Cannon is the bulk prompt testing tool. It runs a whole collection of prompts through a profile at once and shows how many were flagged, so you can validate a profile's guardrails against a defined set of inputs and see how the profile responds across all of them. Where the Playground tests one prompt at a time, Cannon tests a collection in a single run.
Cannon Pages
Cannon is organized into three pages.
- Runs lists the test runs and is where you start new ones. A run is one instance of processing a collection through a profile.
- Results is the table of events the runs produced. It can be filtered down to a specific run or collection, so you can review the individual events from one test or across many.
- Collections holds the libraries of prompts that runs draw from. A collection is the set of prompts you send through a profile.
How a Test Flows
A Cannon test moves from a collection to a run to results.
You start with a collection, the set of prompts you want to tests. From the Runs page, you start a new run by selecting a collection and a profile. The run processes every prompt in the collection through that profile.
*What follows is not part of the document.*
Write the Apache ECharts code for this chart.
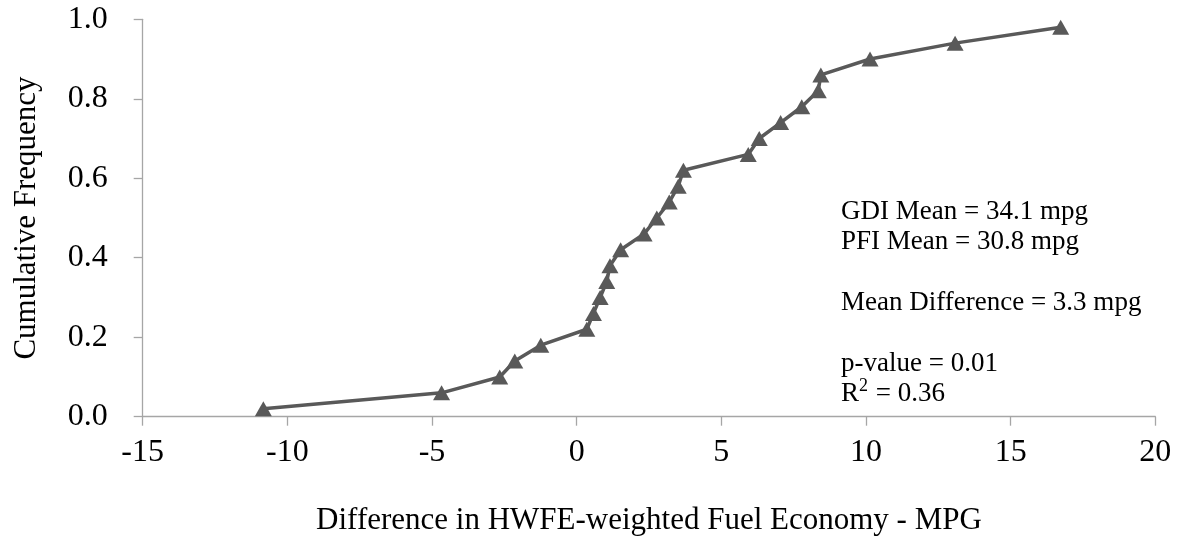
<!DOCTYPE html>
<html>
<head>
<meta charset="utf-8">
<script src="https://cdn.jsdelivr.net/npm/echarts@6/dist/echarts.min.js"></script>
<style>
  html, body { margin: 0; padding: 0; background: #ffffff; }
  #chart { width: 1185px; height: 544px; }
</style>
</head>
<body>
<div id="chart"></div>
<script>
// Per-vehicle fuel economy differences (GDI - PFI), sorted, in MPG
const mpgDifference = [
  -10.83, -4.67, -2.66, -2.14, -1.24, 0.35, 0.58, 0.81, 1.04, 1.15,
  1.52, 2.33, 2.77, 3.20, 3.51, 3.69, 5.93, 6.31, 7.05, 7.78,
  8.35, 8.44, 10.14, 13.08, 16.73
];
// Cumulative frequency for each sorted difference
const cumulativeFrequency = [
  0.02, 0.06, 0.10, 0.14, 0.18, 0.22, 0.26, 0.30, 0.34, 0.38,
  0.42, 0.46, 0.50, 0.54, 0.58, 0.62, 0.66, 0.70, 0.74, 0.78,
  0.82, 0.86, 0.90, 0.94, 0.98
];
// Summary statistics shown beside the curve
const statLines = [
  'GDI Mean = 34.1 mpg',
  'PFI Mean = 30.8 mpg',
  '',
  'Mean Difference = 3.3 mpg',
  '',
  'p-value = 0.01',
  '{a|R}{s|2}{a| = 0.36}'
];

const FONT = '"Liberation Serif", "Times New Roman", serif';
const INK = '#595959';
const AXIS = '#a6a6a6';

const points = mpgDifference.map((x, i) => [x, cumulativeFrequency[i]]);

// Annotation block: one text element per line
const statsLeft = 841;
const statsTop = 212;
const statsStep = 30.3;
const statGraphics = [];
statLines.forEach((line, i) => {
  if (!line) return;
  statGraphics.push({
    type: 'text',
    left: statsLeft,
    y: statsTop + i * statsStep,
    style: {
      text: line,
      fill: '#000000',
      font: '27px ' + FONT,
      verticalAlign: 'middle',
      rich: {
        a: { fontFamily: FONT, fontSize: 27, fill: '#000000', lineHeight: 30 },
        s: { fontFamily: FONT, fontSize: 18, fill: '#000000', padding: [0, 1, 16, 0] }
      }
    }
  });
});

const chart = echarts.init(document.getElementById('chart'), null, { renderer: 'canvas' });
chart.setOption({
  backgroundColor: '#ffffff',
  animation: false,
  grid: {
    left: 142.7,
    right: 29.7,
    top: 19.3,
    bottom: 127.3,
    containLabel: false,
    outerBoundsMode: 'none'
  },
  xAxis: {
    type: 'value',
    min: -15,
    max: 20,
    interval: 5,
    name: 'Difference in HWFE-weighted Fuel Economy - MPG',
    nameLocation: 'middle',
    nameGap: 89,
    nameTextStyle: { fontFamily: FONT, fontSize: 31, color: '#000000' },
    axisLine: { show: true, onZero: false, lineStyle: { color: AXIS, width: 1.3 } },
    axisTick: { show: true, inside: false, length: 9, lineStyle: { color: AXIS, width: 1.3 } },
    axisLabel: {
      fontFamily: FONT, fontSize: 32, color: '#000000', margin: 20,
      formatter: v => String(v)
    },
    splitLine: { show: false }
  },
  yAxis: {
    type: 'value',
    min: 0,
    max: 1,
    interval: 0.2,
    name: 'Cumulative Frequency',
    nameLocation: 'middle',
    nameRotate: 90,
    nameGap: 100,
    nameTextStyle: { fontFamily: FONT, fontSize: 31, color: '#000000' },
    axisLine: { show: true, onZero: false, lineStyle: { color: AXIS, width: 1.3 } },
    axisTick: { show: true, inside: false, length: 9, lineStyle: { color: AXIS, width: 1.3 } },
    axisLabel: {
      fontFamily: FONT, fontSize: 32, color: '#000000', margin: 35,
      formatter: v => v.toFixed(1)
    },
    splitLine: { show: false }
  },
  series: [{
    type: 'line',
    data: points,
    symbol: 'triangle',
    symbolSize: [17, 15],
    showAllSymbol: true,
    lineStyle: { color: INK, width: 3.5 },
    itemStyle: { color: INK, borderWidth: 0 },
    emphasis: { disabled: true },
    z: 3
  }],
  graphic: statGraphics
});
</script>
</body>
</html>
When you start a run, a success message confirms it has kicked off and a progress indicator begins to animate. The run's row does not appear in the runs list right away; it shows up after a short delay. A run takes at lease five minutes to process, and very large collections can take considerably longer. No time estimate is shown while a run is in progress. The progress indicator stops animating when the run is complete.
When it finishes, the run settles into the list as a completed row with a count of how many of its events were flagged. From there you open the Results page to review the individual events, where you can see exactly which prompts were flagged and why.